Robusta beans have a very strong flavour to them, and that flavour is a little more earthy. It is also less complex than a lot of the arabica varieties.

Arabica coffee is known for having loads of different flavours and that is why people seek out different forms of coffee from all over the world. Some have a fruity vibe while others have a much more sour flavour, some even taste more woody and burnt.

Everybody likes something slightly different and arabica definitely accommodates more different types of tastes.

Robusta is a little more generic, and this harsh flavour tends not to leave as much room for different complex tastes to develop. On top of this, it is often mixed and roasted in a way that doesn’t bring out these flavours.

The Growing Conditions

As already covered briefly, the growing conditions needed for these beans are slightly different. As the world warms up, it is also putting a strain on some coffee crops and there is speculation that more of the world’s supply will move to robusta.

In some countries where there are not as many high altitude places to grow, robusta coffee is preferred for producers simply because they know they can get a reliable crop. Many farmers are not in a position to risk a slightly dryer year ruining their crops.

The Caffeine Content

Did you know that robusta coffee has nearly twice the caffeine content as arabica? This is actually quite trendy at the moment. Plenty of people are looking for specific high-caffeine varieties of coffee to consume before they take part in an activity or just to give them that boost they feel like they need.

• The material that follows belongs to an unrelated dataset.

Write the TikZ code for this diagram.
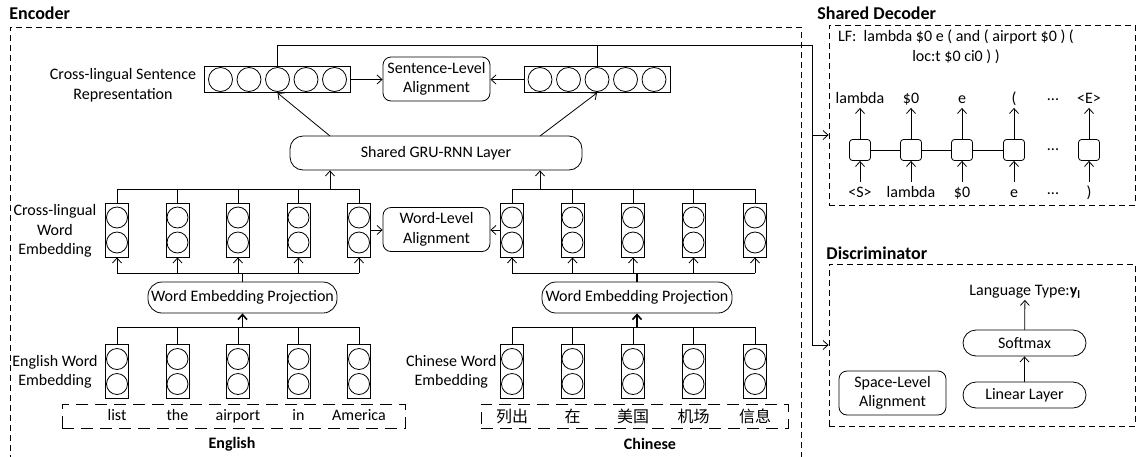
\documentclass[tikz,border=0pt]{standalone}
\usepackage{fontspec}
\setmainfont{Carlito}
\newfontfamily\cjk{Noto Sans CJK SC}
\usetikzlibrary{arrows.meta}

\begin{document}
\begin{tikzpicture}[x=1pt,y=-1pt,line width=0.8pt]

	\tikzset{
		txt/.style={inner sep=1pt, font=\fontsize{16}{19.5}\selectfont},
		head/.style={inner sep=1pt, anchor=west, font=\fontsize{18}{22}\selectfont\bfseries},
		panel/.style={draw, dash pattern=on 6pt off 4pt, inner sep=0pt},
		wordbox/.style={draw, dash pattern=on 12pt off 7pt, inner sep=0pt, minimum height=24},
		embcol/.style={draw, rectangle, minimum width=23, minimum height=54, inner sep=0pt},
		unit/.style={draw, circle, minimum size=21, inner sep=0pt},
		sentvec/.style={draw, rectangle, minimum width=146, minimum height=26, inner sep=0pt},
		sunit/.style={draw, circle, minimum size=24, inner sep=0pt},
		pill/.style={draw, rounded corners=13, inner sep=0pt, font=\fontsize{16}{19.5}\selectfont},
		alignbox/.style={draw, rounded corners=8, align=center, inner sep=0pt,
			minimum width=107, minimum height=44, font=\fontsize{16}{19.5}\selectfont},
		cell/.style={draw, rounded corners=3, minimum size=21, inner sep=0pt},
		arr/.style={-{Straight Barb[length=5pt,width=9pt]}},
		stem/.style={line width=1.6pt}
	}

	\useasboundingbox (0,0) rectangle (1137,456);

	% PANELS
	\node[panel, minimum width=791, minimum height=440] (enc) at (405.5,247) {};
	\node[panel, minimum width=306, minimum height=180] (dec) at (982,115) {};
	\node[panel, minimum width=306, minimum height=162] (disc) at (982,345) {};
	\node[head] (encT) at (8,13) {Encoder};
	\node[head] (decT) at (816,13) {Shared Decoder};
	\node[head] (discT) at (825,253) {Discriminator};

	% SENTENCE REPRESENTATION
	\node[sentvec] (lsv) at (277.5,79.5) {};
	\node[sentvec] (rsv) at (597,79.5) {};
	\foreach \d [count=\i] in {-57,-28.5,0,28.5,57}{
		\node[sunit] (ls\i) at (277.5+\d,79.5) {};
		\node[sunit] (rs\i) at (597+\d,79.5) {};
	}
	\node[alignbox] (sla) at (436.5,79) {Sentence-Level\\Alignment};
	\node[txt, align=center] (slbl) at (123,85) {Cross-lingual Sentence\\Representation};
	\draw[arr] (lsv.east) -- (lsv.east -| sla.west);
	\draw[arr] (rsv.west) -- (rsv.west -| sla.east);

	% SHARED GRU
	\node[pill, minimum width=292, minimum height=34] (gru) at (436,153) {Shared GRU-RNN Layer};
	\coordinate (gruL) at (330,136);
	\coordinate (gruR) at (540,136);
	\draw[arr] (gruL) -- (lsv.south -| ls3);
	\draw[arr] (gruR) -- (rsv.south -| rs3);

	% CROSS-LINGUAL WORD EMBEDDING
	\foreach \x [count=\i] in {117,177.5,238,298.5,359}{
		\node[embcol] (cl\i) at (\x,230) {};
		\node[unit] (cl\i a) at (\x,217.5) {};
		\node[unit] (cl\i b) at (\x,242.5) {};
		\node[embcol] (el\i) at (\x,371.5) {};
		\node[unit] (el\i a) at (\x,359) {};
		\node[unit] (el\i b) at (\x,384) {};
	}
	\foreach \x [count=\i] in {512,572.5,633,693.5,755}{
		\node[embcol] (cr\i) at (\x,230) {};
		\node[unit] (cr\i a) at (\x,217.5) {};
		\node[unit] (cr\i b) at (\x,242.5) {};
		\node[embcol] (zh\i) at (\x,371.5) {};
		\node[unit] (zh\i a) at (\x,359) {};
		\node[unit] (zh\i b) at (\x,384) {};
	}
	\node[alignbox] (wla) at (436.5,229.5) {Word-Level\\Alignment};
	\node[txt, align=center] (wlbl) at (55,231) {Cross-lingual\\Word\\Embedding};
	\draw[arr] (cl5.east) -- (cl5.east -| wla.west);
	\draw[arr] (cr1.west) -- (cr1.west -| wla.east);

	% BUSES TO GRU
	\coordinate (busT) at (0,189);
	\coordinate (busB) at (0,273);
	\coordinate (busE) at (0,327);
	\foreach \c in {cl,cr}{
		\foreach \i in {1,...,5}{
			\draw (\c\i.north) -- (\c\i.north |- busT);
			\draw[arr] (\c\i.south |- busB) -- (\c\i.south);
		}
		\draw (\c1.north |- busT) -- (\c5.north |- busT);
		\draw (\c1.south |- busB) -- (\c5.south |- busB);
	}
	\foreach \c in {el,zh}{
		\foreach \i in {1,...,5}
			\draw (\c\i.north) -- (\c\i.north |- busE);
		\draw (\c1.north |- busE) -- (\c5.north |- busE);
	}
	\draw[arr] (gruL |- busT) -- (gruL |- gru.south);
	\draw[arr] (gruR |- busT) -- (gruR |- gru.south);

	% WORD EMBEDDING PROJECTION
	\node[pill, rounded corners=14, minimum width=189, minimum height=31] (wepL) at (242.5,297.5) {Word Embedding Projection};
	\node[pill, rounded corners=14, minimum width=190, minimum height=31] (wepR) at (637,297.5) {Word Embedding Projection};
	\draw[stem] (wepL.north) -- (wepL.north |- busB);
	\draw[stem] (wepR.north) -- (wepR.north |- busB);
	\draw[stem, arr] (wepL.south |- busE) -- (wepL.south);
	\draw[stem, arr] (wepR.south |- busE) -- (wepR.south);

	% INPUT WORDS
	\node[txt, align=center] (elbl) at (55,372) {English Word\\Embedding};
	\node[txt, align=center, anchor=east] (zlbl) at (498,372) {Chinese Word\\Embedding};
	\node[wordbox, minimum width=343] (enbox) at (233.5,416) {};
	\node[wordbox, minimum width=307] (zhbox) at (634.5,416) {};
	\foreach \w [count=\i] in {list,the,airport,in,America}
		\node[txt, text height=11pt, text depth=2pt] (ew\i) at (el\i |- enbox) {\w};
	\foreach \w [count=\i] in {列出,在,美国,机场,信息}
		\node[txt, font=\fontsize{16}{19.5}\selectfont\cjk] (zw\i) at (zh\i |- zhbox) {\w};
	\node[txt, font=\fontsize{16}{19.5}\selectfont\bfseries] (enT) at (232,444) {English};
	\node[txt, font=\fontsize{16}{19.5}\selectfont\bfseries] (zhT) at (650,444) {Chinese};

	% TO DECODER AND DISCRIMINATOR
	\coordinate (jn) at (812,45);
	\coordinate (tapD) at (812,135);
	\draw (ls3 |- lsv.north) |- (jn);
	\draw (rs3 |- rsv.north) -- (rs3 |- jn);
	\draw[arr] (jn) |- (disc.west);
	\draw[arr] (tapD) -- (tapD -| dec.west);

	% SHARED DECODER
	\node[txt, align=center] (lf) at (956,47) {LF:~ lambda \$0 e ( and ( airport \$0 ) (\\loc:t \$0 ci0 ) )};
	\foreach \x/\o/\n [count=\i] in {860/lambda/<S>, 911/\$0/lambda, 962/e/\$0, 1014/(/e, 1089/<E>/)}{
		\node[cell] (dc\i) at (\x,150) {};
		\node[txt, text height=10pt, text depth=3pt] (to\i) at (\x,100) {\o};
		\node[txt, text height=10pt, text depth=3pt] (ti\i) at (\x,194) {\n};
		\draw[arr] (dc\i.north) -- (to\i.south);
		\draw[arr, shorten <=4pt] (ti\i.north) -- (dc\i.south);
	}
	\draw (dc1) -- (dc2);
	\draw (dc2) -- (dc3);
	\draw (dc3) -- (dc4);
	\node[txt] (dotT) at (1053,100) {...};
	\node[txt] (dotM) at (1053,150) {...};
	\node[txt] (dotB) at (1053,194) {...};

	% DISCRIMINATOR
	\node[pill, minimum width=123, minimum height=26] (soft) at (1024.5,343) {Softmax};
	\node[pill, minimum width=123, minimum height=26] (lin) at (1024.5,395) {Linear Layer};
	\node[alignbox] (spa) at (892.5,393) {Space-Level\\Alignment};
	\node[txt] (ltype) at (1025,292) {Language Type:\textbf{y}\textsubscript{\textbf{l}}};
	\draw[arr] (lin) -- (soft);
	\draw[arr] (soft) -- (ltype);

\end{tikzpicture}
\end{document}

When you look down the coffee aisle at a store you might even see some of these specific high-caffeine branded coffees. Usually, they are a mixture of both of the types of coffee, relying on the caffeine of robusta but blending some of the flavour of arabica.

The Appearance

You can tell the difference just by looking at them. Arabica beans are generally elongated and have a curved shape with a characteristic S-curve, while robusta beans are more rounded and have a straighter shape.

On top of this, robusta beans tend to have a much darker look to them, though this can obviously be altered based on the roast profile.

Where it is From

Did you know that Brazil is the largest producer of arabica coffee and Vietnam is the largest producer of robusta?

The growing locations and the traditions in these countries play a big part. There are very specific parts of the world where coffee will actually grow at all!


As you can see, there are so many differences in these two main varieties of coffee. One is definitely more desirable to most people, but robusta has its place too.

The differences include the taste, the price, and the caffeine content. Robusta coffee is rarely used in the UK and US markets unless there is a specific need for cheap coffee or someone is producing a specific high-caffeine product.

There we have it, the differences between the two in a nutshell.